The US targeted ISIS leader Wael Adel Salman, aka Abu Muhammed Furqan, in a September 7 airstrike, Pentagon press secretary Peter Cook said in a statement issued Friday.
The strike took out one of the very limited number of ISIS leaders who had "direct access" to Abu Bakr Al Baghdadi, the leader of ISIS, according to a US official. The US conducted the strike using a drone, hitting him on a motorcycle just outside a house in Raqqa, ISIS's self-declared capital, the official added.
Cook called Salman one of the "most senior leaders" in ISIS.
"He operated as the minister of Information for the terror organization and was a prominent member of its Senior Shura Council -- ISIL's leadership group," Cook added, using the government's preferred acronym for the terror group.
The US has now killed in the last two months two of the "very few" ISIS leaders with direct access to Baghdadi, the official said. Mohammad al-Adnani was killed in Syria in a US airstrike on August 30. He was thought to be in charge of external terror operations.
"Baghdadi's inner circle was already small, and it's getting smaller," the official added. Salman is assessed to have been one of the five most-senior officials in ISIS before he and Adnani were killed.

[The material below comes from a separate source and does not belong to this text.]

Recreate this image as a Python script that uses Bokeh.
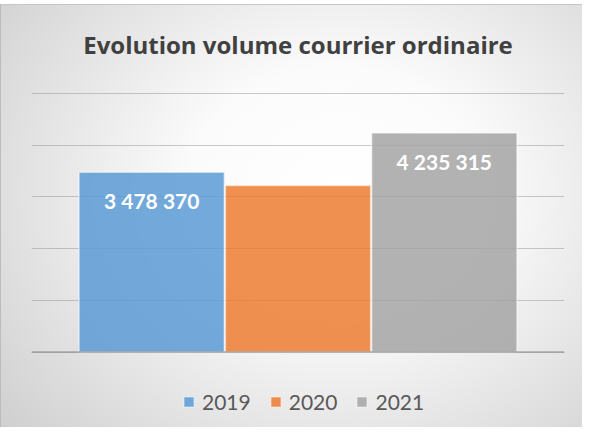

Cook said Salman was responsible for overseeing the production of "terrorist propaganda videos showing torture and executions."

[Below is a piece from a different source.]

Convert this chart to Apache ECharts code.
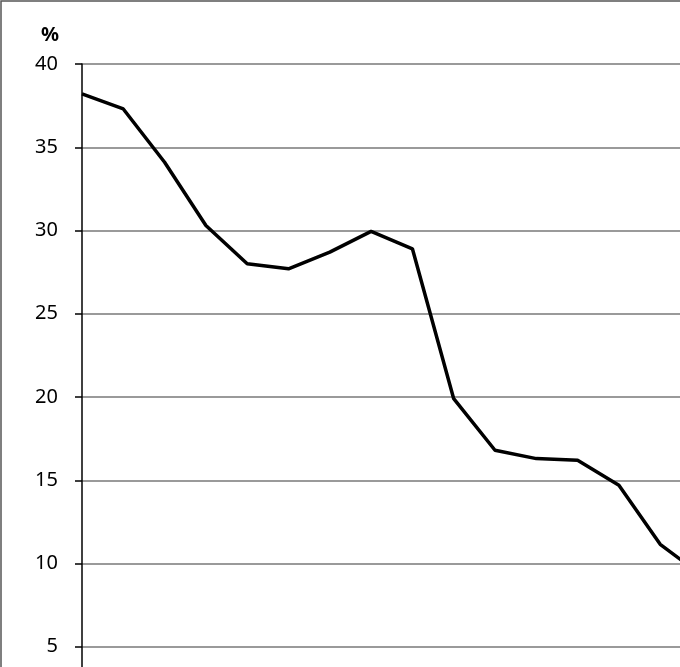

An anti-ISIS group, Raqqa is Being Slaughtered Silently, earlier told CNN's Hamdi Alkhshali that Salman was killed in a drone strike on September 7 in Raqqa, Syria. The group said Salman was responsible for ISIS propaganda and had been chosen to succeed Adnani.

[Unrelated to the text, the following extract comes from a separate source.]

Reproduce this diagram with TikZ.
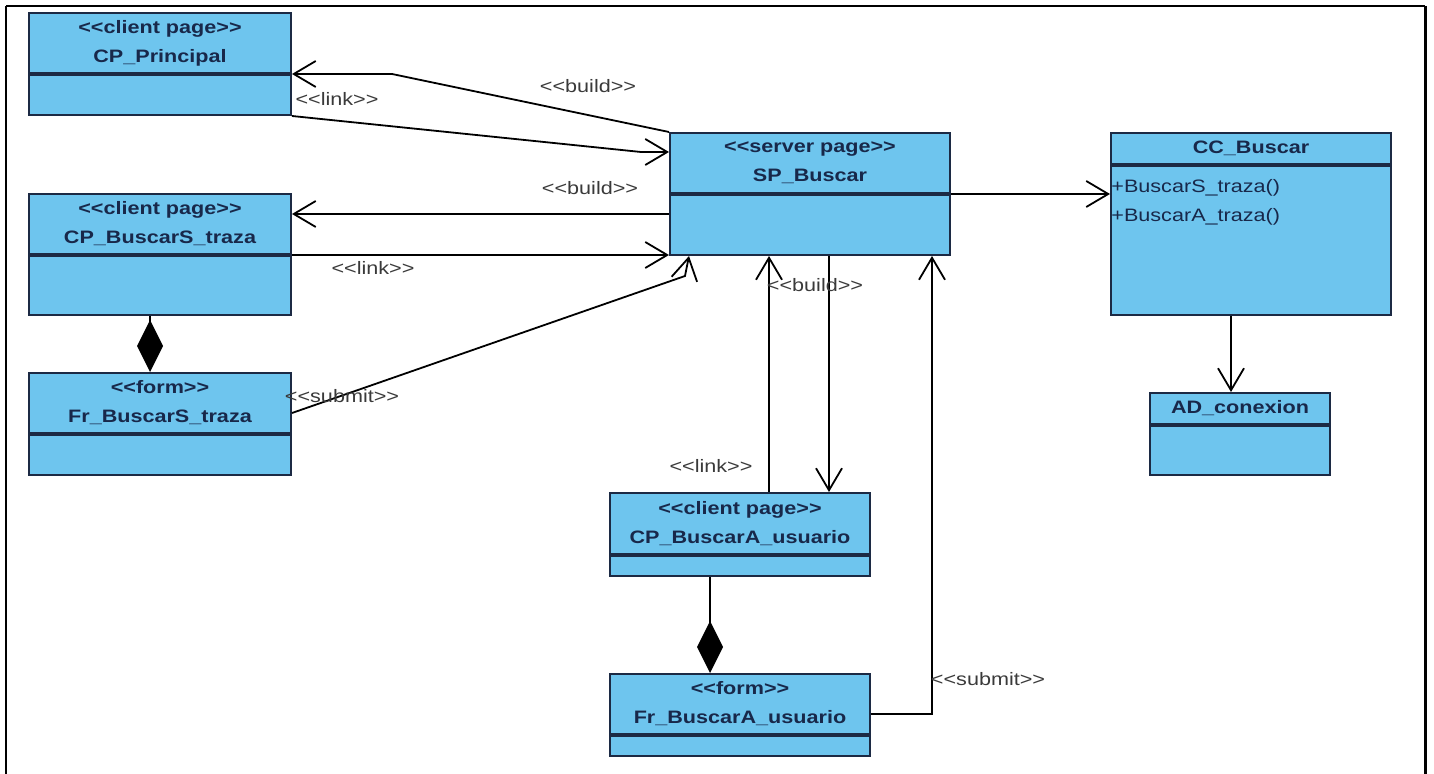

Cook called Salman "a close associate" of Adnani.
Speaking in the UK last week, Secretary of Defense Ash Carter called Adnani "one of the most lethal leaders within ISIL, who was actively planning to kill our civilians around the world."
"The removal of ISIL's senior leaders degrades its ability to retain territory, and its ability to plan, finance and direct attacks inside and outside of the region," Cook added.